Core Concepts
iSeg is a data-driven interactive technique for 3D shape segmentation that generates tailored partitions of the shape according to user clicks.
Abstract
The paper presents iSeg, a new interactive technique for segmenting 3D shapes. Previous works have focused mainly on leveraging pre-trained 2D foundation models for 3D segmentation based on text, which may be insufficient for accurately describing fine-grained spatial segmentations. Moreover, achieving a consistent 3D segmentation using a 2D model is challenging since occluded areas of the same semantic region may not be visible together from any 2D view.
iSeg's key components are:
Mesh Feature Field (MFF): A function that embeds each mesh vertex into a deep feature vector, distilling semantic information from a pre-trained 2D foundation model.
Interactive Attention Layer: A novel attention mechanism that can handle a variable number of user clicks, both positive and negative, to indicate regions to include or exclude.

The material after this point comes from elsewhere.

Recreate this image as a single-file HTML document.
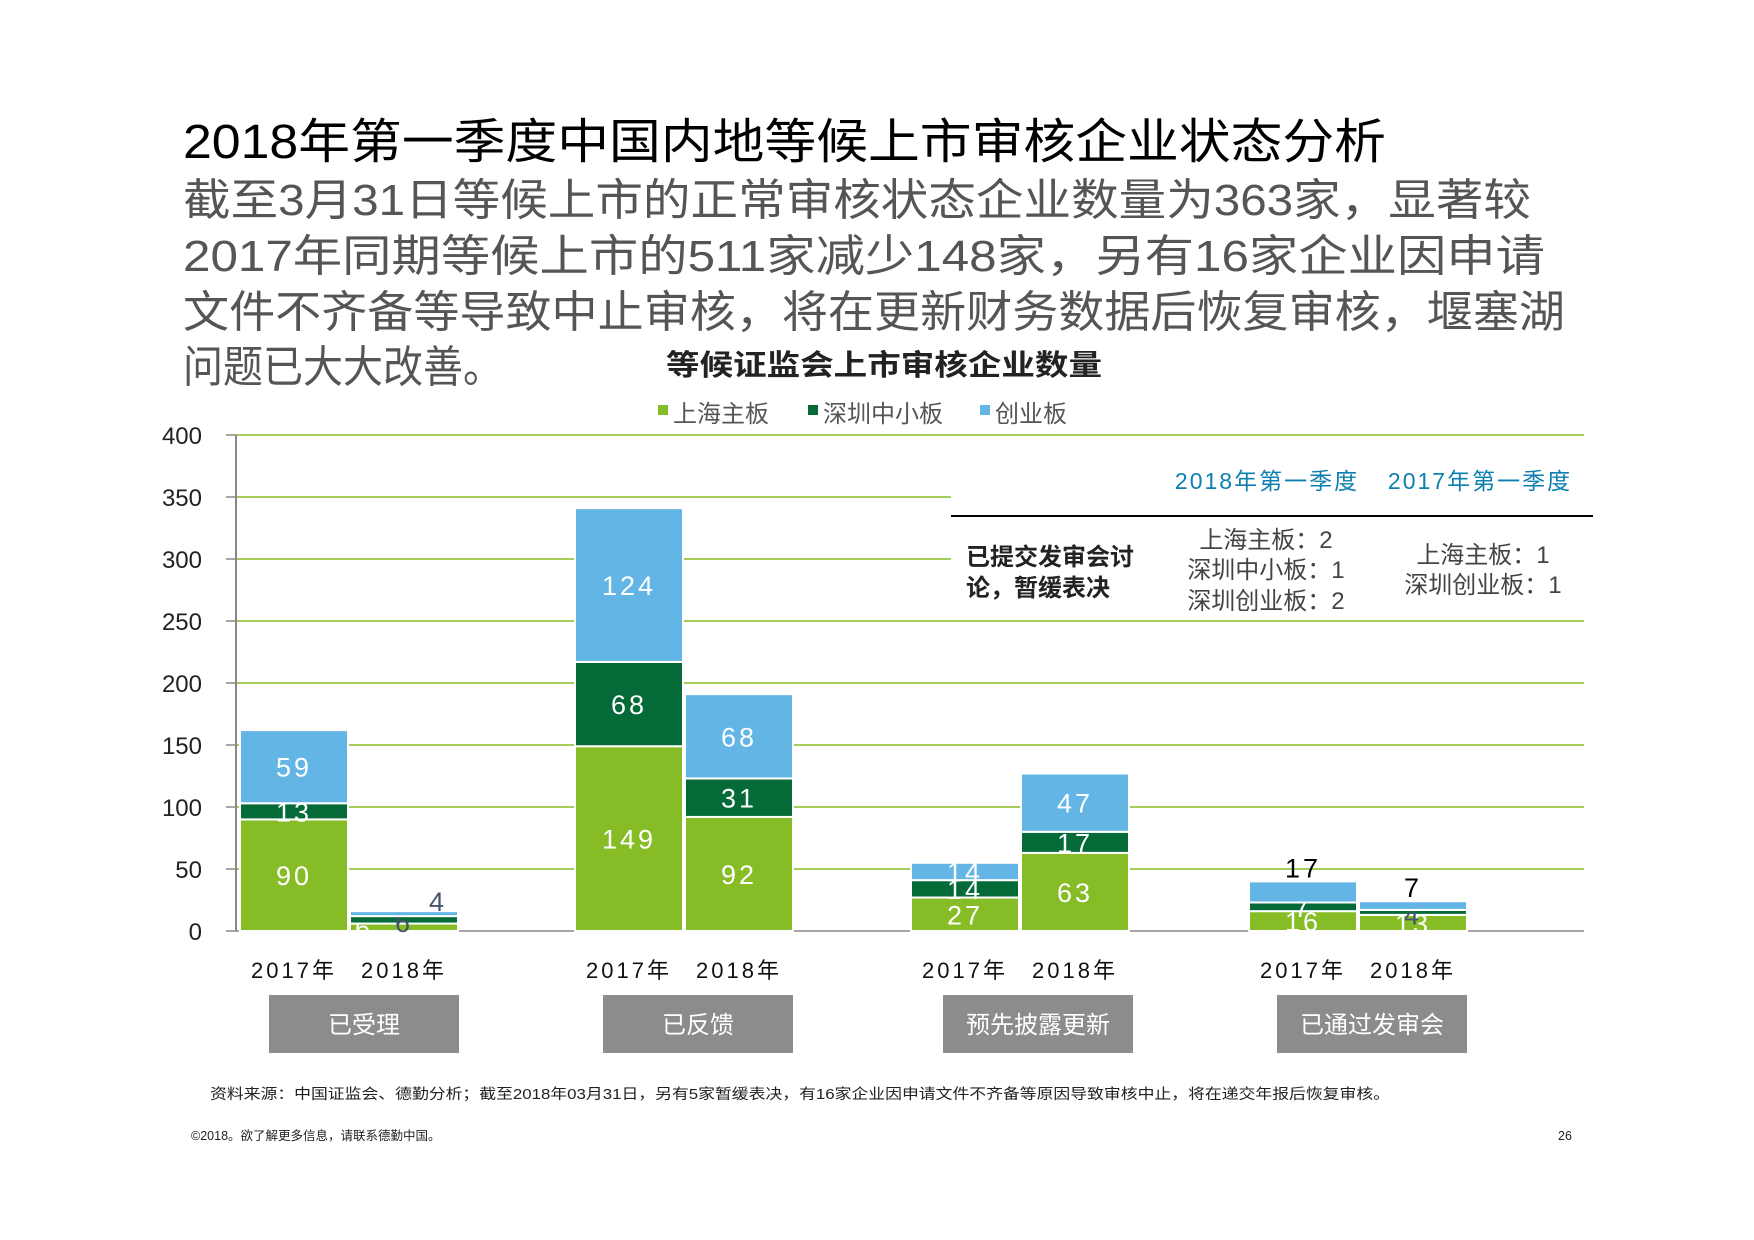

3D Segmentation Decoder: A network that takes the MFF and the user clicks and predicts the corresponding mesh segmentation.
The training of iSeg leverages the 2D foundation model to provide supervision, but the final segmentation is computed directly in 3D, ensuring view-consistency. iSeg is shown to be highly versatile, working on a variety of shapes and geometries, and faithful to the user's specifications, outperforming alternative interactive 3D segmentation methods.